#### Stored data:
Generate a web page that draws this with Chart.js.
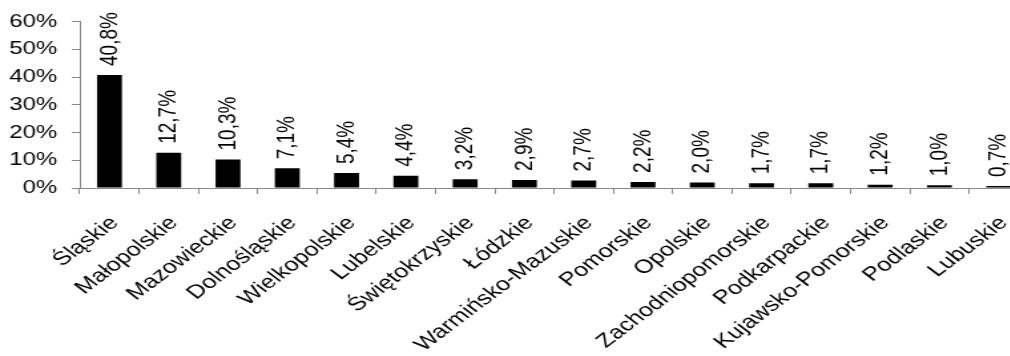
<!DOCTYPE html>
<html>
<head>
<meta charset="utf-8">
<script src="https://cdn.jsdelivr.net/npm/chart.js@4"></script>
<style>
  html, body { margin: 0; padding: 0; background: #fff; overflow: hidden; }
  /* the original picture is stretched sideways, so stretch the chart too */
  #chart { transform: scaleX(1.33); transform-origin: 0 0; }
</style>
</head>
<body>
<canvas id="chart" width="785" height="356"></canvas>
<script>
const regions = ['Śląskie', 'Małopolskie', 'Mazowieckie', 'Dolnośląskie', 'Wielkopolskie', 'Lubelskie',
  'Świętokrzyskie', 'Łódzkie', 'Warmińsko-Mazuskie', 'Pomorskie', 'Opolskie', 'Zachodniopomorskie',
  'Podkarpackie', 'Kujawsko-Pomorskie', 'Podlaskie', 'Lubuskie'];
const shares = [40.8, 12.7, 10.3, 7.1, 5.4, 4.4, 3.2, 2.9, 2.7, 2.2, 2.0, 1.7, 1.7, 1.2, 1.0, 0.7];
const yTickLabels = ['0%', '10%', '20%', '30%', '40%', '50%', '60%'];

const FONT = '"Liberation Sans", Arial, sans-serif';
const AXIS_GRAY = '#888888';

// value labels written vertically above each bar
const valueLabels = {
  id: 'valueLabels',
  afterDatasetsDraw(chart) {
    const ctx = chart.ctx;
    const meta = chart.getDatasetMeta(0);
    ctx.save();
    ctx.font = '19px ' + FONT;
    ctx.fillStyle = '#000';
    ctx.textAlign = 'left';
    ctx.textBaseline = 'middle';
    meta.data.forEach((bar, i) => {
      ctx.save();
      ctx.translate(bar.x, bar.y - 9);
      ctx.rotate(-Math.PI / 2);
      ctx.fillText(shares[i].toFixed(1).replace('.', ',') + '%', 0, 0);
      ctx.restore();
    });
    ctx.restore();
  }
};

const ctx = document.getElementById('chart').getContext('2d');
new Chart(ctx, {
  type: 'bar',
  data: {
    labels: regions,
    datasets: [{
      data: shares,
      backgroundColor: '#000',
      borderWidth: 0,
      categoryPercentage: 1,
      barPercentage: 0.42
    }]
  },
  options: {
    responsive: false,
    animation: false,
    layout: { padding: { top: 18, right: 0, bottom: 0, left: 0 } },
    plugins: {
      legend: { display: false },
      tooltip: { enabled: false }
    },
    scales: {
      x: {
        grid: { drawOnChartArea: false, offset: true, tickLength: 6, color: AXIS_GRAY },
        border: { color: AXIS_GRAY },
        ticks: {
          color: '#000',
          font: { family: FONT, size: 19 },
          minRotation: 45,
          maxRotation: 45,
          autoSkip: false,
          padding: 18,
          labelOffset: 4
        },
        afterFit(scale) { scale.height = 168; }
      },
      y: {
        min: 0,
        max: 60,
        grid: { drawOnChartArea: false, tickLength: 6, color: AXIS_GRAY },
        border: { color: AXIS_GRAY },
        ticks: {
          stepSize: 10,
          color: '#000',
          font: { family: FONT, size: 18 },
          padding: 11,
          callback: (v, i) => yTickLabels[i]
        },
        afterFit(scale) { scale.width = 60; }
      }
    }
  },
  plugins: [valueLabels]
});
</script>
</body>
</html>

#### Required work:
Reproduce every line above as written, skipping pictures.

#### Solution to this task:
Generate a web page that draws this with Chart.js.
<!DOCTYPE html>
<html>
<head>
<meta charset="utf-8">
<script src="https://cdn.jsdelivr.net/npm/chart.js@4"></script>
<style>
  html, body { margin: 0; padding: 0; background: #fff; overflow: hidden; }
  /* the original picture is stretched sideways, so stretch the chart too */
  #chart { transform: scaleX(1.33); transform-origin: 0 0; }
</style>
</head>
<body>
<canvas id="chart" width="785" height="356"></canvas>
<script>
const regions = ['Śląskie', 'Małopolskie', 'Mazowieckie', 'Dolnośląskie', 'Wielkopolskie', 'Lubelskie',
  'Świętokrzyskie', 'Łódzkie', 'Warmińsko-Mazuskie', 'Pomorskie', 'Opolskie', 'Zachodniopomorskie',
  'Podkarpackie', 'Kujawsko-Pomorskie', 'Podlaskie', 'Lubuskie'];
const shares = [40.8, 12.7, 10.3, 7.1, 5.4, 4.4, 3.2, 2.9, 2.7, 2.2, 2.0, 1.7, 1.7, 1.2, 1.0, 0.7];
const yTickLabels = ['0%', '10%', '20%', '30%', '40%', '50%', '60%'];

const FONT = '"Liberation Sans", Arial, sans-serif';
const AXIS_GRAY = '#888888';

// value labels written vertically above each bar
const valueLabels = {
  id: 'valueLabels',
  afterDatasetsDraw(chart) {
    const ctx = chart.ctx;
    const meta = chart.getDatasetMeta(0);
    ctx.save();
    ctx.font = '19px ' + FONT;
    ctx.fillStyle = '#000';
    ctx.textAlign = 'left';
    ctx.textBaseline = 'middle';
    meta.data.forEach((bar, i) => {
      ctx.save();
      ctx.translate(bar.x, bar.y - 9);
      ctx.rotate(-Math.PI / 2);
      ctx.fillText(shares[i].toFixed(1).replace('.', ',') + '%', 0, 0);
      ctx.restore();
    });
    ctx.restore();
  }
};

const ctx = document.getElementById('chart').getContext('2d');
new Chart(ctx, {
  type: 'bar',
  data: {
    labels: regions,
    datasets: [{
      data: shares,
      backgroundColor: '#000',
      borderWidth: 0,
      categoryPercentage: 1,
      barPercentage: 0.42
    }]
  },
  options: {
    responsive: false,
    animation: false,
    layout: { padding: { top: 18, right: 0, bottom: 0, left: 0 } },
    plugins: {
      legend: { display: false },
      tooltip: { enabled: false }
    },
    scales: {
      x: {
        grid: { drawOnChartArea: false, offset: true, tickLength: 6, color: AXIS_GRAY },
        border: { color: AXIS_GRAY },
        ticks: {
          color: '#000',
          font: { family: FONT, size: 19 },
          minRotation: 45,
          maxRotation: 45,
          autoSkip: false,
          padding: 18,
          labelOffset: 4
        },
        afterFit(scale) { scale.height = 168; }
      },
      y: {
        min: 0,
        max: 60,
        grid: { drawOnChartArea: false, tickLength: 6, color: AXIS_GRAY },
        border: { color: AXIS_GRAY },
        ticks: {
          stepSize: 10,
          color: '#000',
          font: { family: FONT, size: 18 },
          padding: 11,
          callback: (v, i) => yTickLabels[i]
        },
        afterFit(scale) { scale.width = 60; }
      }
    }
  },
  plugins: [valueLabels]
});
</script>
</body>
</html>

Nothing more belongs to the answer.